At 13, Wright reports his mom to his school guidance counselor, and goes to live with his avant-garde director father in Germany. There, with the onset of puberty, sensing an opportunity to reinvent himself, the author decides to try out life as a girl. His dad accepts that transition as easily as he accepted the first one (“I’m not losing a son, I suppose. I’m gaining a daughter”). But, an addict with a long history of bad relationships, his father is as ill-suited as Rhonna to offer the security and stability Wright so desperately craves.

Ultimately Darling Days is about acceptance: the author’s parents’s unquestioning acceptance of their child’s declarations of identity; the author’s acceptance of his radically unconventional parents. It’s also about self-acceptance: The final third of the book takes us through Wright’s struggle to come to terms with his attraction to girls, and an ongoing negotiation of gender (he’s only recently come out as trans and began to embrace male pronouns).
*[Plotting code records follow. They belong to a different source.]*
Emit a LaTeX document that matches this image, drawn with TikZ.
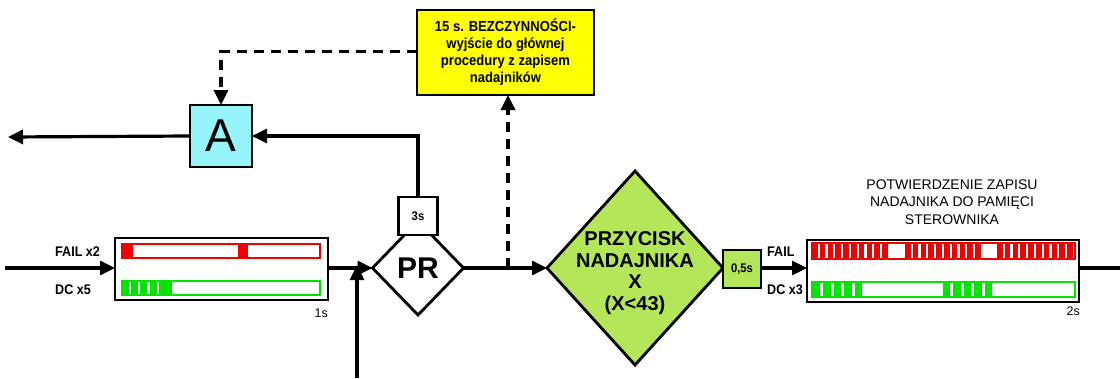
\documentclass[tikz,border=0pt]{standalone}
\usepackage{fontspec}
\setmainfont{Liberation Sans}
\newfontfamily\narrowsf{Liberation Sans}[FakeStretch=0.9]
\usetikzlibrary{shapes.geometric,arrows.meta}
\definecolor{lgreen}{RGB}{180,230,90}
\definecolor{acyan}{RGB}{150,245,250}
\definecolor{byellow}{RGB}{255,255,0}
\definecolor{bred}{RGB}{240,0,0}
\definecolor{bgreen}{RGB}{0,230,0}
\tikzset{
  arr/.style={-{Triangle[length=15pt,width=14pt]}, line width=3.2pt},
  plain/.style={line width=3.2pt},
  dasharr/.style={-{Triangle[length=15pt,width=14pt]}, line width=3.4pt, dash pattern=on 10pt off 7pt},
  blinkbox/.style={draw, line width=2.4pt, rectangle, inner sep=0pt, outer sep=0pt},
  sqbox/.style={draw, line width=2.4pt, rectangle, inner sep=0pt, outer sep=0pt, font=\narrowsf\bfseries\fontsize{12.5}{14}\selectfont},
  dia/.style={draw, line width=2.8pt, diamond, inner sep=0pt, outer sep=0pt},
  lbl/.style={inner sep=0pt, font=\narrowsf\bfseries\fontsize{14}{16}\selectfont},
  tm/.style={inner sep=0pt, font=\fontsize{12.5}{14}\selectfont},
}
\begin{document}
\begin{tikzpicture}[x=1pt,y=-1pt]
\useasboundingbox (0,0) rectangle (1120,378);

% boxes
\node[blinkbox, minimum width=213pt, minimum height=62pt] (lb) at (221.5,269) {};
\node[blinkbox, minimum width=272pt, minimum height=62pt] (rb) at (943,271) {};

% left blink bars
\draw[bred, line width=1.5pt] (122,244) rectangle (320,258);
\fill[bred] (122,244) rectangle (133,258);
\fill[bred] (238,244) rectangle (248,258);
\draw[bgreen, line width=1.5pt] (122,281) rectangle (320,295);
\foreach \a/\b in {122/128.5,131/137.5,140/146.5,150/156.5,159/172}
  \fill[bgreen] (\a,281) rectangle (\b,295);

% right blink bars
\draw[bred, line width=1.5pt] (812,243) rectangle (1075,259);
\foreach \s in {812,905,997}
  \foreach \i in {0,...,9}
    \fill[bred] ({\s+\i*7.8},243) rectangle ++(5.6,16);
\draw[bgreen, line width=1.5pt] (812,282) rectangle (1075,297);
\foreach \s in {813,943}
  \foreach \i in {0,...,4}
    \fill[bgreen] ({\s+\i*10.4},282) rectangle ++(7.4,15);

% diamonds
\node[dia, fill=white, minimum width=91pt, minimum height=94pt,
      font=\bfseries\fontsize{30}{32}\selectfont] (pr) at (418,268) {PR};
\node[sqbox, fill=white, minimum width=39pt, minimum height=38pt] (t3) at (418,216) {3s};
\node[dia, fill=lgreen, minimum width=176pt, minimum height=194pt] (gd) at (635,268) {};
\node[inner sep=0pt, align=center, font=\bfseries\fontsize{20}{21.5}\selectfont] (gdt) at (635,273)
  {PRZYCISK\\NADAJNIKA\\X\\(X<43)};
\node[sqbox, fill=lgreen, minimum width=38pt, minimum height=38pt] (t05) at (742,269) {0,5s};

% A box and yellow note
\node[draw, line width=2.4pt, fill=acyan, minimum width=62pt, minimum height=62pt, inner sep=0pt, outer sep=0pt,
      font=\fontsize{46}{46}\selectfont] (A) at (221,136) {A};
\node[draw, line width=1.8pt, fill=byellow, minimum width=177pt, minimum height=85pt, inner sep=0pt, outer sep=0pt,
      align=center, font=\narrowsf\bfseries\fontsize{14.5}{17}\selectfont] (yb) at (505.5,52.5)
  {15 s. BEZCZYNNOŚCI-\\wyjście do głównej\\procedury z zapisem\\nadajników};

% coordinates
\coordinate (inL) at (5,268);
\coordinate (jn) at (357,268);
\coordinate (bot) at (357,378);
\coordinate (outL) at (8,137);
\coordinate (outR) at (1120,268);
\coordinate (ds) at (508,268);

% connectors
\draw[arr] (inL) -- (inL -| lb.west);
\draw[arr] (lb.east |- jn) -- (pr.west);
\draw[arr] (bot) -- ([yshift=3pt]jn);
\draw[arr] (pr.east) -- (gd.west);
\draw[arr] (t3.north) |- (A.east);
\draw[arr] (A.west) -- (outL);
\draw[dasharr] ([yshift=1pt]yb.west) -| (A.north);
\draw[dasharr] (ds) -- (ds |- yb.south);
\draw[arr] (t05.east |- 0,268) -- (rb.west |- 0,268);
\draw[plain] (rb.east |- 0,268) -- (outR);

% labels
\node[lbl, anchor=west] (f2) at (55,252) {FAIL x2};
\node[lbl, anchor=west] (d5) at (55,290) {DC x5};
\node[tm, anchor=east] (s1) at (328,313) {1s};
\node[lbl, anchor=west] (f1) at (767,252) {FAIL};
\node[lbl, anchor=west] (d3) at (767,290) {DC x3};
\node[tm, anchor=east] (s2) at (1080,311) {2s};
\node[inner sep=0pt, align=center, font=\fontsize{14}{17.5}\selectfont] (tt) at (952,202)
  {POTWIERDZENIE ZAPISU\\NADAJNIKA DO PAMIĘCI\\STEROWNIKA};
\end{tikzpicture}
\end{document}
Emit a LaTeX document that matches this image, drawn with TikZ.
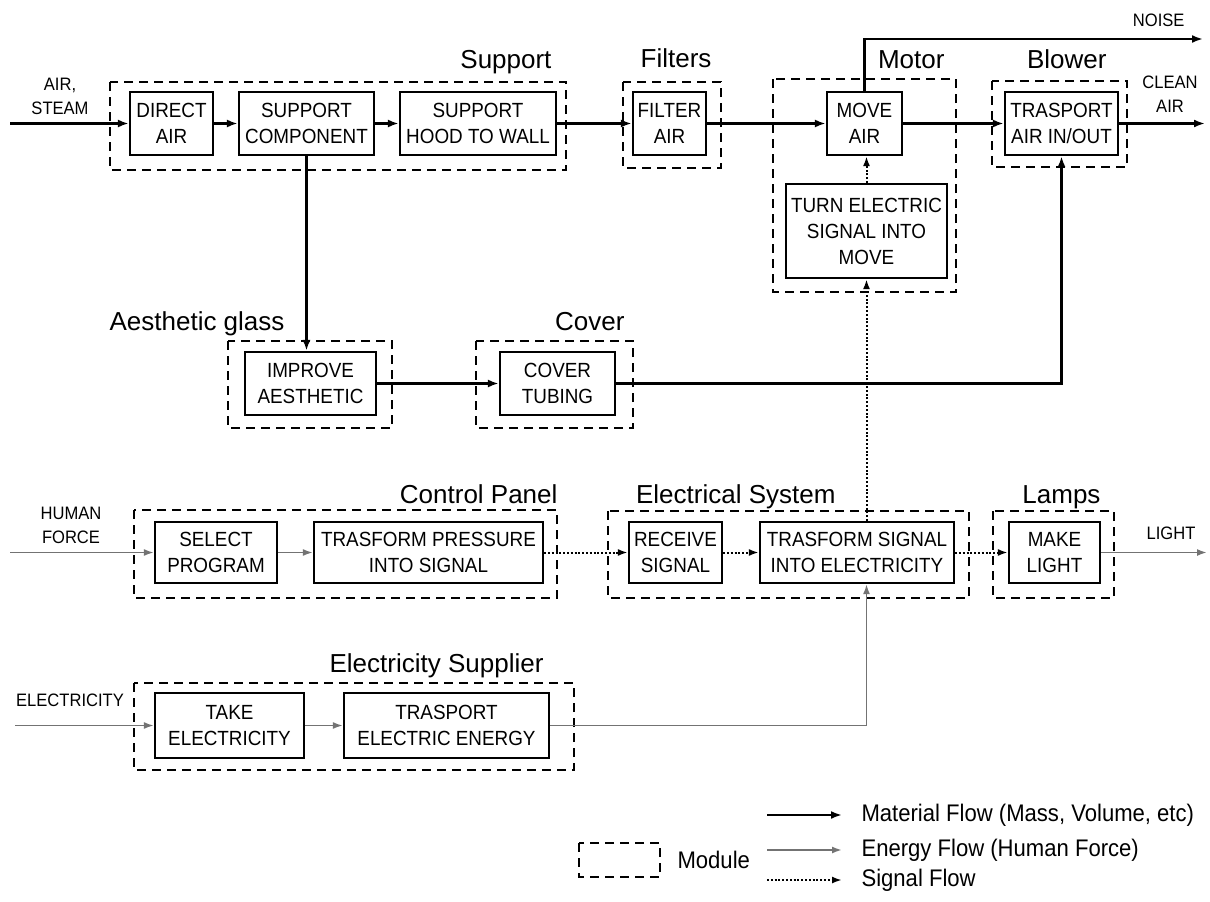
\documentclass[tikz,border=0pt]{standalone}
\usepackage{fontspec}
\setmainfont{Liberation Sans}
\newfontfamily\narrowfont{Liberation Sans}[FakeStretch=0.92]
\usetikzlibrary{arrows.meta}

\tikzset{
  fnbox/.style={draw, line width=2.2pt, align=center, inner sep=0pt,
    font=\narrowfont\fontsize{20.5}{26}\selectfont},
  modbox/.style={draw, line width=2.2pt, dash pattern=on 9pt off 6pt},
  modlabel/.style={anchor=base east, font=\fontsize{26}{28}\selectfont},
  flowtext/.style={align=center, font=\narrowfont\fontsize{18}{24}\selectfont},
  legtext/.style={anchor=west, font=\narrowfont\fontsize{24}{26}\selectfont},
  material/.style={line width=2.2pt, -{Latex[length=11pt,width=8pt]}},
  energy/.style={line width=1.8pt, black!55, -{Latex[length=10pt,width=7pt]}},
  signal/.style={line width=2pt, dash pattern=on 2pt off 1.8pt, -{Latex[length=10pt,width=7pt]}},
}

\begin{document}
\begin{tikzpicture}[x=1pt,y=-1pt]
  \useasboundingbox (0,0) rectangle (1210,902);
  % modules
  \draw[modbox] (110,82) rectangle (566,170);
  \draw[modbox] (623,82) rectangle (721,168);
  \draw[modbox] (773,79) rectangle (956,292);
  \draw[modbox] (992,81) rectangle (1127,167);
  \draw[modbox] (228,341) rectangle (392,428);
  \draw[modbox] (476,341) rectangle (633,428);
  \draw[modbox] (134,510) rectangle (557,598);
  \draw[modbox] (608,511) rectangle (969,598);
  \draw[modbox] (993,511) rectangle (1114,598);
  \draw[modbox] (134,683) rectangle (574,770);
  \node[modlabel] (lsupport) at (555,68) {Support};
  \node[modlabel] (lfilters) at (715,67) {Filters};
  \node[modlabel] (lmotor) at (948,68) {Motor};
  \node[modlabel] (lblower) at (1110,68) {Blower};
  \node[modlabel] (lglass) at (288,330) {Aesthetic glass};
  \node[modlabel] (lcover) at (628,330) {Cover};
  \node[modlabel] (lpanel) at (561,503) {Control Panel};
  \node[modlabel] (lelec) at (839,503) {Electrical System};
  \node[modlabel] (llamps) at (1104,503) {Lamps};
  \node[modlabel] (lsupply) at (547,672) {Electricity Supplier};
  % functions
  \node[fnbox, minimum width=83, minimum height=63] (direct) at (171.5,123.5) {DIRECT\\AIR};
  \node[fnbox, minimum width=135, minimum height=63] (supcomp) at (306.5,123.5) {SUPPORT\\COMPONENT};
  \node[fnbox, minimum width=156, minimum height=63] (suphood) at (478,123.5) {SUPPORT\\HOOD TO WALL};
  \node[fnbox, minimum width=73, minimum height=63] (filter) at (669.5,123.5) {FILTER\\AIR};
  \node[fnbox, minimum width=75, minimum height=63] (move) at (864.5,123.5) {MOVE\\AIR};
  \node[fnbox, minimum width=113, minimum height=63] (trasport) at (1061.5,123.5) {TRASPORT\\AIR IN/OUT};
  \node[fnbox, minimum width=161, minimum height=94] (turn) at (866.5,231) {TURN ELECTRIC\\SIGNAL INTO\\MOVE};
  \node[fnbox, minimum width=131, minimum height=63] (improve) at (310.5,383.5) {IMPROVE\\AESTHETIC};
  \node[fnbox, minimum width=115, minimum height=63] (cover) at (557.5,383.5) {COVER\\TUBING};
  \node[fnbox, minimum width=122, minimum height=61] (select) at (216,552.5) {SELECT\\PROGRAM};
  \node[fnbox, minimum width=229, minimum height=61] (pressure) at (428.5,552.5) {TRASFORM PRESSURE\\INTO SIGNAL};
  \node[fnbox, minimum width=93, minimum height=61] (receive) at (675.5,552.5) {RECEIVE\\SIGNAL};
  \node[fnbox, minimum width=194, minimum height=61] (tsignal) at (857,552.5) {TRASFORM SIGNAL\\INTO ELECTRICITY};
  \node[fnbox, minimum width=91, minimum height=61] (light) at (1054.5,552.5) {MAKE\\LIGHT};
  \node[fnbox, minimum width=149, minimum height=65] (take) at (229.5,725.5) {TAKE\\ELECTRICITY};
  \node[fnbox, minimum width=205, minimum height=65] (tenergy) at (446.5,725.5) {TRASPORT\\ELECTRIC ENERGY};
  % inputs and outputs
  \node[flowtext] (tair) at (60,96) {AIR,\\STEAM};
  \node[flowtext] (tclean) at (1170,94.5) {CLEAN\\AIR};
  \node[flowtext, anchor=base east] (tnoise) at (1188,27) {NOISE};
  \node[flowtext] (thuman) at (71,525) {HUMAN\\FORCE};
  \node[flowtext] (tlight) at (1171,533) {LIGHT};
  \node[flowtext] (telec) at (70,700) {ELECTRICITY};
  \coordinate (airin) at (10,123.5);
  \coordinate (cleanout) at (1205,123.5);
  \coordinate (noiseout) at (1203,39);
  \coordinate (humanin) at (10,552.5);
  \coordinate (lightout) at (1207,552.5);
  \coordinate (elecin) at (15,725.5);
  % flows
  \draw[material] (airin) -- (direct);
  \draw[material] (direct) -- (supcomp);
  \draw[material] (supcomp) -- (suphood);
  \draw[material] (suphood) -- (filter);
  \draw[material] (filter) -- (move);
  \draw[material] (move) -- (trasport);
  \draw[material] (trasport) -- (cleanout);
  \draw[material] (move.north) |- (noiseout);
  \draw[material] (supcomp.south) -- (supcomp.south |- improve.north);
  \draw[material] (improve) -- (cover);
  \draw[material] (cover.east) -| (trasport.south);
  \draw[signal] (turn.north) -- (turn.north |- move.south);
  \draw[signal] (turn.south |- tsignal.north) -- (turn.south);
  \draw[energy] (humanin) -- (select);
  \draw[energy] (select) -- (pressure);
  \draw[signal] (pressure) -- (receive);
  \draw[signal] (receive) -- (tsignal);
  \draw[signal] (tsignal) -- (light);
  \draw[energy] (light) -- (lightout);
  \draw[energy] (elecin) -- (take);
  \draw[energy] (take) -- (tenergy);
  \draw[energy] (tenergy.east) -| (turn.south |- tsignal.south);
  % legend
  \draw[modbox] (579,843) rectangle (660,877);
  \node[legtext] (tmodule) at (674,860) {Module};
  \coordinate (mat0) at (767,815);
  \coordinate (mat1) at (842,815);
  \coordinate (ene0) at (767,850);
  \coordinate (ene1) at (842,850);
  \coordinate (sig0) at (767,880);
  \coordinate (sig1) at (842,880);
  \draw[material] (mat0) -- (mat1);
  \draw[energy] (ene0) -- (ene1);
  \draw[signal] (sig0) -- (sig1);
  \node[legtext] (tmat) at (858,815) {Material Flow (Mass, Volume, etc)};
  \node[legtext] (tene) at (858,850) {Energy Flow (Human Force)};
  \node[legtext] (tsig) at (858,880) {Signal Flow};
\end{tikzpicture}
\end{document}
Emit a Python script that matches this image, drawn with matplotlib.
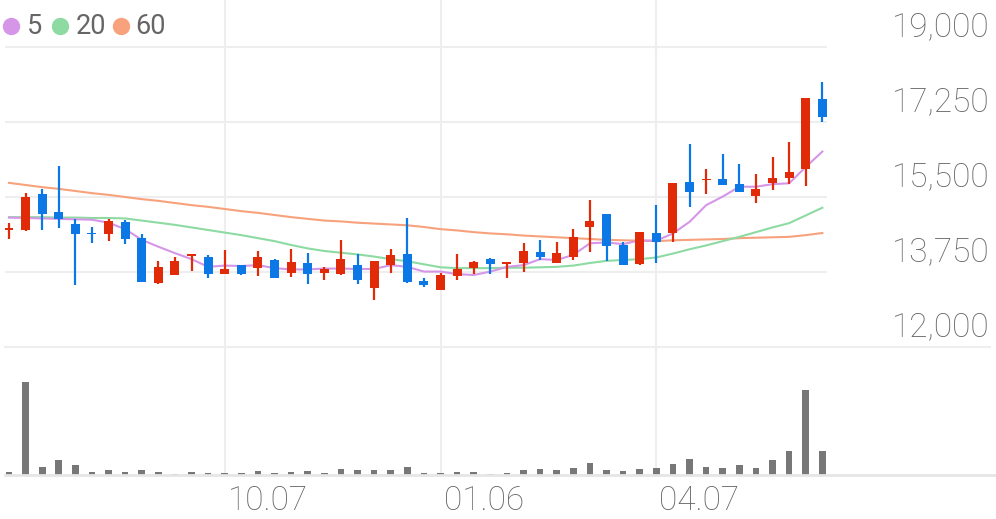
import matplotlib
matplotlib.use("Agg")
import matplotlib.pyplot as plt
import matplotlib.transforms as mtransforms
from matplotlib.lines import Line2D

plt.rcParams['font.family'] = ['Roboto', 'DejaVu Sans']

# weekly candles (open, high, low, close)
opens = [14740, 14720, 15560, 15140, 14870, 14670, 14640, 14920, 14540, 13490,
         13690, 14130, 14110, 13710, 13910, 13850, 14040, 13730, 13970, 13720,
         13700, 13920, 13380, 13910, 14160, 13550, 13330, 13660, 13850, 14060,
         13940, 13950, 14220, 13970, 14110, 14810, 15100, 14390, 13940, 14660,
         14660, 15840, 15890, 15930, 15800, 15530, 15830, 15940, 16150, 17790]
highs = [14900, 15600, 15680, 16220, 14980, 14790, 14990, 14970, 14640, 14010,
         14110, 14160, 14140, 14260, 13920, 14230, 14050, 14290, 14190, 13870,
         14490, 14160, 14000, 14280, 15000, 13620, 13720, 14160, 14010, 14070,
         13980, 14420, 14490, 14440, 14760, 15420, 15110, 14460, 14690, 15310,
         15830, 16730, 16150, 16510, 16260, 16030, 16430, 16780, 17820, 18180]
lows = [14520, 14700, 14720, 14770, 13440, 14420, 14480, 14400, 13510, 13480,
        13680, 13780, 13600, 13700, 13690, 13660, 13600, 13640, 13460, 13560,
        13690, 13470, 13100, 13720, 13500, 13390, 13320, 13560, 13710, 13700,
        13600, 13760, 14030, 13960, 14020, 14220, 14010, 13910, 13910, 13970,
        14460, 15270, 15570, 15770, 15610, 15350, 15660, 15800, 15760, 17250]
closes = [14770, 15510, 15110, 14990, 14640, 14640, 14930, 14510, 13520, 13870,
          14010, 14160, 13700, 13830, 13700, 14110, 13610, 13980, 13700, 13810,
          14050, 13560, 14000, 14150, 13510, 13450, 13690, 13820, 13980, 13930,
          13980, 14250, 14090, 14200, 14570, 14950, 14360, 13920, 14690, 14460,
          15830, 15610, 15930, 15780, 15620, 15680, 15950, 16090, 17820, 17370]

ma5 = [15020, 15010, 15000, 14990, 14980, 14970, 14900, 14750, 14500, 14340,
       14190, 14050, 13870, 13900, 13890, 13910, 13840, 13810, 13810, 13830,
       13830, 13820, 13820, 13910, 13870, 13760, 13760, 13700, 13680, 13760,
       13870, 13910, 14050, 14030, 14150, 14420, 14440, 14400, 14490, 14480,
       14650, 14920, 15310, 15510, 15740, 15740, 15800, 15820, 16200, 16560]
ma20 = [15030, 15030, 15030, 15020, 15020, 15010, 15010, 15000, 14950, 14900,
        14850, 14790, 14730, 14670, 14610, 14540, 14470, 14380, 14300, 14240,
        14200, 14160, 14110, 14050, 14000, 13930, 13860, 13840, 13840, 13840,
        13850, 13850, 13860, 13870, 13900, 13960, 14010, 14030, 14050, 14090,
        14180, 14280, 14370, 14470, 14570, 14680, 14790, 14890, 15070, 15250]
ma60 = [15830, 15780, 15730, 15690, 15640, 15590, 15550, 15500, 15450, 15410,
        15360, 15310, 15270, 15220, 15170, 15130, 15080, 15030, 14990, 14950,
        14930, 14900, 14880, 14860, 14840, 14800, 14750, 14720, 14680, 14650,
        14630, 14600, 14580, 14560, 14540, 14520, 14500, 14490, 14480, 14470,
        14490, 14500, 14510, 14520, 14540, 14550, 14560, 14570, 14610, 14660]

volumes = [33, 930, 77, 153, 100, 27, 47, 27, 53, 30,
           10, 33, 17, 17, 17, 37, 23, 27, 43, 23,
           63, 53, 50, 53, 83, 17, 17, 33, 33, 7,
           20, 47, 63, 53, 67, 120, 53, 43, 57, 70,
           110, 160, 83, 73, 100, 67, 153, 240, 853, 237]

price_ticks = [12000, 13750, 15500, 17250, 19000]
date_pos = [13, 26, 39]
date_labels = ["10.07", "01.06", "04.07"]

RED = "#e12a08"
BLUE = "#0b78e6"
GRID = "#eeeeee"
TEXT = "#666666"

W, H = 996, 519
fig = plt.figure(figsize=(W / 100, H / 100), dpi=100)

ax = fig.add_axes([5 / W, (H - 347) / H, 822 / W, 347 / H])
axv = fig.add_axes([5 / W, (H - 475) / H, 822 / W, 127 / H])

x = list(range(len(closes)))
xlim = (-0.24, 49.28)

# price panel
for t in price_ticks:
    ax.axhline(t, color=GRID, lw=1.5, zorder=0)
for p in date_pos:
    ax.axvline(p, color=GRID, lw=1.5, zorder=0)
    axv.axvline(p, color=GRID, lw=1.5, zorder=0)

ax.plot(x, ma60, color="#f7a27c", lw=1.5, zorder=2)
ax.plot(x, ma20, color="#8ddba2", lw=1.5, zorder=2)
ax.plot(x, ma5, color="#d596e8", lw=1.5, zorder=2)

for i in x:
    o, h, l, c = opens[i], highs[i], lows[i], closes[i]
    col = RED if c >= o else BLUE
    ax.vlines(i, l, h, color=col, lw=1.6, zorder=3)
    body = max(abs(c - o), 25)
    ax.bar(i, body, bottom=min(o, c), width=0.54, color=col, zorder=4)

ax.set_xlim(*xlim)
ax.set_ylim(12000, 12000 + 347 * 7000 / 300)
ax.axis("off")

# volume panel
axv.bar(x, volumes, width=0.4, color="#777777", zorder=3)
axv.set_xlim(*xlim)
axv.set_ylim(0, max(volumes) * 127 / 93)
axv.axis("off")

# full-width separator lines
fig.add_artist(Line2D([5 / W, 990 / W], [1 - 347 / H, 1 - 347 / H],
                      color=GRID, lw=1.5, transform=fig.transFigure))
fig.add_artist(Line2D([5 / W, 1.0], [1 - 475 / H, 1 - 475 / H],
                      color="#e6e6e6", lw=2, transform=fig.transFigure))

# right price labels sit just above their gridlines
ytrans = mtransforms.blended_transform_factory(fig.transFigure, ax.transData) + \
    mtransforms.ScaledTranslation(0, 11 / 100, fig.dpi_scale_trans)
for t in price_ticks:
    fig.text(990 / W, t, f"{t:,}", transform=ytrans, ha="right", va="baseline",
             fontsize=24, color=TEXT, fontweight="light")

# date labels left-aligned at gridlines
xtrans = mtransforms.blended_transform_factory(axv.transData, fig.transFigure) + \
    mtransforms.ScaledTranslation(3 / 100, 0, fig.dpi_scale_trans)
for p, lab in zip(date_pos, date_labels):
    fig.text(p, 1 - 510 / H, lab, transform=xtrans, ha="left", va="baseline",
             fontsize=24, color=TEXT, fontweight="light")

# legend
legend_items = [("5", "#d596e8", 10.5, 27), ("20", "#8ddba2", 60, 76), ("60", "#f7a27c", 121, 135)]
for lab, col, cx, tx in legend_items:
    fig.add_artist(Line2D([cx / W], [1 - 26 / H], marker="o", markersize=11.5,
                          color=col, lw=0, transform=fig.transFigure))
    fig.text(tx / W, 1 - 34 / H, lab, ha="left", va="baseline",
             fontsize=19.5, color=TEXT)

fig.savefig("out.png", dpi=100)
The memoir also, compellingly, offers a stark lens onto downtown New York mid-metamorphosis, as the neighborhood transformed from the gritty artist’s mecca of the 1970s and ’80s, to the financiers’ playground that we now know. Wright recently fled his increasingly unrecognizable city for Los Angeles and Joshua Tree, where he’s fixing up a house. He wrote the book, he told me, while living on the west coast, “trying to completely change my life to be healthy,” he explained. “Because I wasn’t particularly healthy before I left New York. New York just fucking eats you.”

The city of his birth, he said, is in his bones and his blood, but he no longer needs to live there. “People think that going to New York and being a New Yorker is about wearing all black and toughing it out for ten years,” he added. “Actually, real New Yorkers will tell you the ticket is wintering somewhere warm. And being nice to people.”